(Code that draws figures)
━━━

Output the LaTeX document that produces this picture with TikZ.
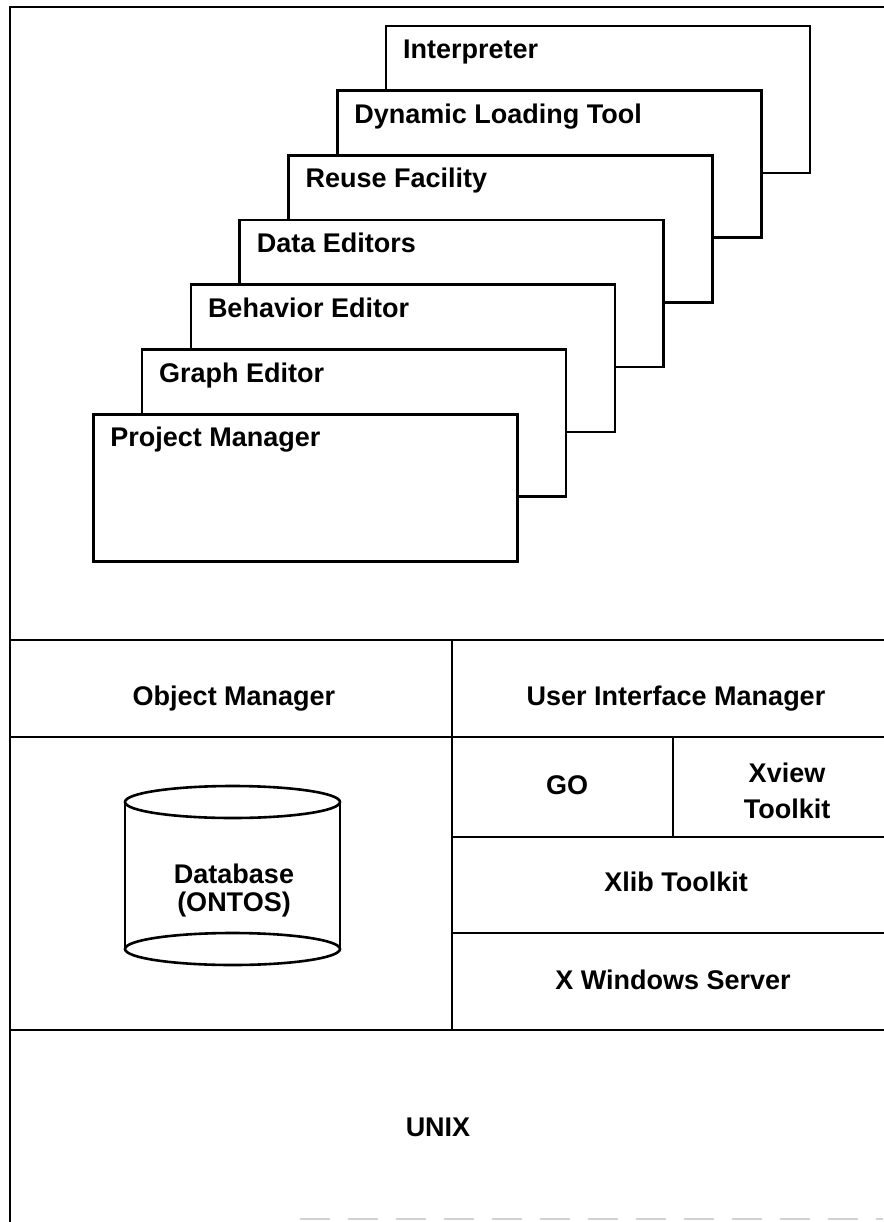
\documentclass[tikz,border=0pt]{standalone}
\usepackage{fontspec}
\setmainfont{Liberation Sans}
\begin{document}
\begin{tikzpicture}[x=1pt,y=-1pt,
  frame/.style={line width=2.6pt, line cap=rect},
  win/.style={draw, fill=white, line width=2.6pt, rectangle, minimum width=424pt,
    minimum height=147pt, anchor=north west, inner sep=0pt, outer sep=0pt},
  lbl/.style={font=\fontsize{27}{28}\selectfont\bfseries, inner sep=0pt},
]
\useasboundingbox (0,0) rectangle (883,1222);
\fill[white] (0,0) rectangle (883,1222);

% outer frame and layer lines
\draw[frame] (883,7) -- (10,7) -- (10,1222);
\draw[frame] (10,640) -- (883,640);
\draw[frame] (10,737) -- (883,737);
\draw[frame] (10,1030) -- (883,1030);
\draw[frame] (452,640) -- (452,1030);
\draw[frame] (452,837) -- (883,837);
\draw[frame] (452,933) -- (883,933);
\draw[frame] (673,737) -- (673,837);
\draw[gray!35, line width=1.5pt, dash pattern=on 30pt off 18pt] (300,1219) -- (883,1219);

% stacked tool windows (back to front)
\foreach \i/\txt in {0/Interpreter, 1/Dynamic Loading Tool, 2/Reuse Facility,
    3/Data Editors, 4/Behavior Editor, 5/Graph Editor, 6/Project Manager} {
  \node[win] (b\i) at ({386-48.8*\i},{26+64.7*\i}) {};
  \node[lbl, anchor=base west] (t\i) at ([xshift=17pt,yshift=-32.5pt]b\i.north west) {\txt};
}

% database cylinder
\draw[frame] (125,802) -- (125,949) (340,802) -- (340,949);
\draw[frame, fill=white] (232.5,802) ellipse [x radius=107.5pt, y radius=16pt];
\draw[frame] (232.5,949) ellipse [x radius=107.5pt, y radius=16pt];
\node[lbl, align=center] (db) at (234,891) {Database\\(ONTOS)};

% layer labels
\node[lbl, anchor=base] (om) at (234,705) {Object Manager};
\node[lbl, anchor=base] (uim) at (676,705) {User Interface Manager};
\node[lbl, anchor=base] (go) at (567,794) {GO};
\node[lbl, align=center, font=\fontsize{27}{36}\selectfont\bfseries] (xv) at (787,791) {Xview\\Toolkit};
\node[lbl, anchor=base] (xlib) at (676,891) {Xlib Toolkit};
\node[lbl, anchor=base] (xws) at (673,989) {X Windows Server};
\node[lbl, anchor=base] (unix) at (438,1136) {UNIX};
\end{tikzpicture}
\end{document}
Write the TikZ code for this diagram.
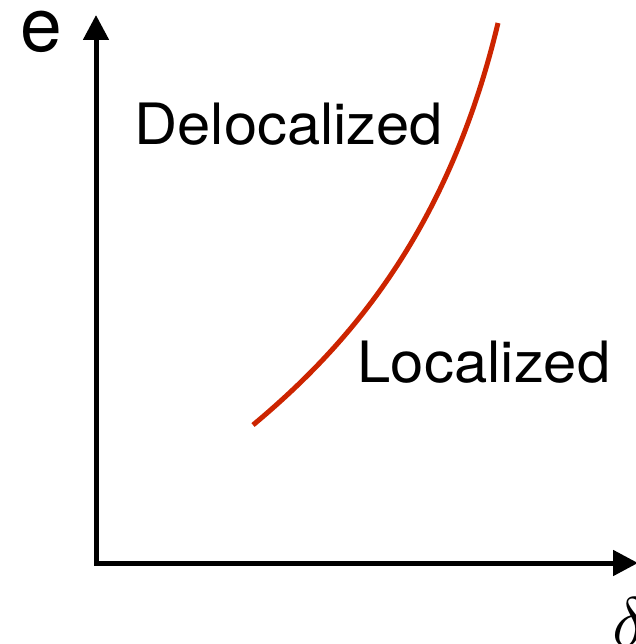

━━━

Brief |
Without the pictures, write out the lines from the beginning of the entries through the line with "align=center] (db) at".

Final result |
Output the LaTeX document that produces this picture with TikZ.
\documentclass[tikz,border=0pt]{standalone}
\usepackage{fontspec}
\setmainfont{Liberation Sans}
\begin{document}
\begin{tikzpicture}[x=1pt,y=-1pt,
  frame/.style={line width=2.6pt, line cap=rect},
  win/.style={draw, fill=white, line width=2.6pt, rectangle, minimum width=424pt,
    minimum height=147pt, anchor=north west, inner sep=0pt, outer sep=0pt},
  lbl/.style={font=\fontsize{27}{28}\selectfont\bfseries, inner sep=0pt},
]
\useasboundingbox (0,0) rectangle (883,1222);
\fill[white] (0,0) rectangle (883,1222);

% outer frame and layer lines
\draw[frame] (883,7) -- (10,7) -- (10,1222);
\draw[frame] (10,640) -- (883,640);
\draw[frame] (10,737) -- (883,737);
\draw[frame] (10,1030) -- (883,1030);
\draw[frame] (452,640) -- (452,1030);
\draw[frame] (452,837) -- (883,837);
\draw[frame] (452,933) -- (883,933);
\draw[frame] (673,737) -- (673,837);
\draw[gray!35, line width=1.5pt, dash pattern=on 30pt off 18pt] (300,1219) -- (883,1219);

% stacked tool windows (back to front)
\foreach \i/\txt in {0/Interpreter, 1/Dynamic Loading Tool, 2/Reuse Facility,
    3/Data Editors, 4/Behavior Editor, 5/Graph Editor, 6/Project Manager} {
  \node[win] (b\i) at ({386-48.8*\i},{26+64.7*\i}) {};
  \node[lbl, anchor=base west] (t\i) at ([xshift=17pt,yshift=-32.5pt]b\i.north west) {\txt};
}

% database cylinder
\draw[frame] (125,802) -- (125,949) (340,802) -- (340,949);
\draw[frame, fill=white] (232.5,802) ellipse [x radius=107.5pt, y radius=16pt];
\draw[frame] (232.5,949) ellipse [x radius=107.5pt, y radius=16pt];
\node[lbl, align=center] (db) at (234,891) {Database\\(ONTOS)};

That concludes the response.